Antidistinguishability of Pure Quantum States

TL;DR

This paper investigates the algebraic conditions for antidistinguishability of pure quantum states, providing new criteria and analyzing how many states need to be added to achieve antidistinguishability, with implications for quantum foundations.

Contribution

It introduces a novel sufficient condition for antidistinguishability of pure quantum states and explores how many states must be added to make a set antidistinguishable.

Findings

A new sufficient algebraic condition for antidistinguishability is proposed.

In qubit systems, adding one state suffices to make a set antidistinguishable.
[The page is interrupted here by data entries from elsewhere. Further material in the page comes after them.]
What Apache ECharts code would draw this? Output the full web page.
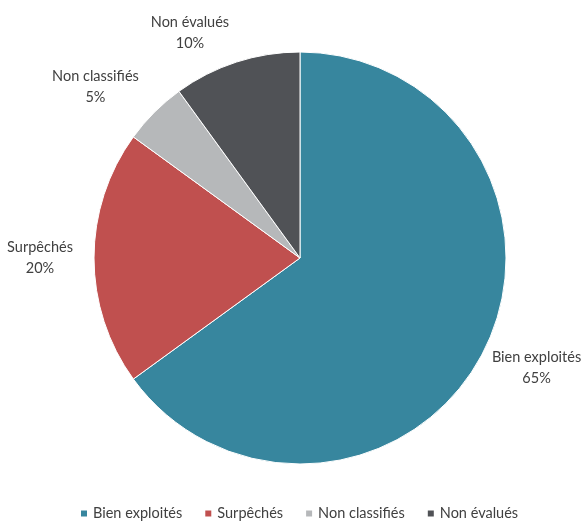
<!DOCTYPE html>
<html><head><meta charset="utf-8">
<script src="https://cdn.jsdelivr.net/npm/echarts@6/dist/echarts.min.js"></script>
<style>html,body{margin:0;padding:0;background:#fff}#c{width:587px;height:527px}</style>
</head><body><div id="c"></div>
<script>
const categories = ['Bien exploités', 'Surpêchés', 'Non classifiés', 'Non évalués'];
const values = [65, 20, 5, 10];
const colors = ['#37869E', '#C0504F', '#B6B8BA', '#505256'];

// layout
const CX = 300, CY = 258, R = 206;
const labelGap = [55, 54, 61, 45];
const labelAngleShift = [-2, 0, -5, -8];
const total = values.reduce((a, b) => a + b, 0);
let cum = 0;
const mids = values.map(v => { const m = cum + v / 2; cum += v; return m / total * 360; });
const FS = 14.5;

const chart = echarts.init(document.getElementById('c'));
chart.setOption({
  animation: false,
  color: colors,
  textStyle: { fontFamily: 'Lato' },
  legend: {
    bottom: 1, left: 74,
    icon: 'rect', itemWidth: 8, itemHeight: 8, itemGap: 21,
    textStyle: { fontFamily: 'Lato', fontSize: FS, color: '#404040' },
    data: categories
  },
  series: [{
    type: 'pie',
    center: [CX, CY], radius: R,
    startAngle: 90, clockwise: true,
    itemStyle: { borderColor: '#fff', borderWidth: 1 },
    labelLine: { show: false },
    label: {
      show: true, position: 'outside', overflow: 'none',
      formatter: '{n|{b}}\n{p|{d}%}',
      fontFamily: 'Lato', fontSize: FS, color: '#404040',
      rich: {
        n: { align: 'center', fontFamily: 'Lato', fontSize: FS, color: '#404040', lineHeight: 21 },
        p: { align: 'center', fontFamily: 'Lato', fontSize: FS, color: '#404040', lineHeight: 21 }
      }
    },
    labelLayout: function (p) {
      const i = p.dataIndex;
      const a = (mids[i] + labelAngleShift[i]) * Math.PI / 180;
      const d = R + labelGap[i];
      return { x: CX + d * Math.sin(a), y: CY - d * Math.cos(a), align: 'center', verticalAlign: 'middle' };
    },
    data: categories.map((c, i) => ({ name: c, value: values[i] }))
  }]
});
</script></body></html>
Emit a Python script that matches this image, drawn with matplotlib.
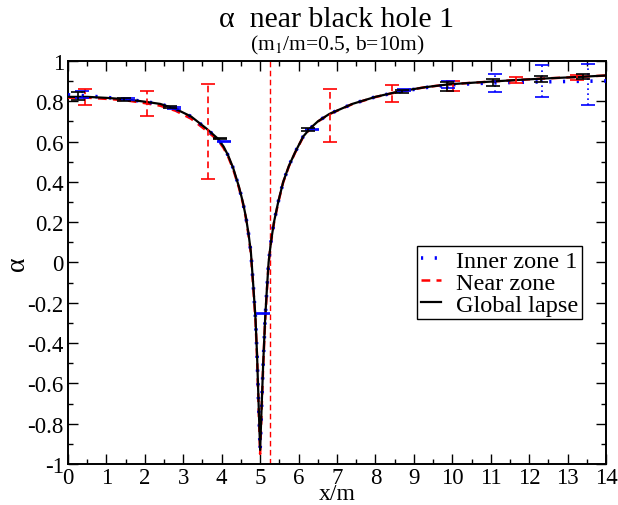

In finite-dimensional systems, at most n states need to be added, where n is the set size.

Abstract

The Pusey-Barrett-Rudolph theorem has recently provoked a lot of discussion regarding the reality of the quantum state. In this article we focus on a property called antidistinguishability, which is a main component in constructing the proof for the PBR theorem. In particular we study algebraic conditions for a set of pure quantum states to be antidistinguishable, and a novel sufficient condition is presented. We also discuss a more general criterion which can be used to show that the sufficient condition is not necessary. Lastly, we consider how many quantum states needs to be added into a set of pure quantum states in order to make the set antidistinguishable. It is shown that in the case of qubit states the answer is one, while in the general but finite dimensional case the answer is at most $n$, where $n$ is the size of the original set.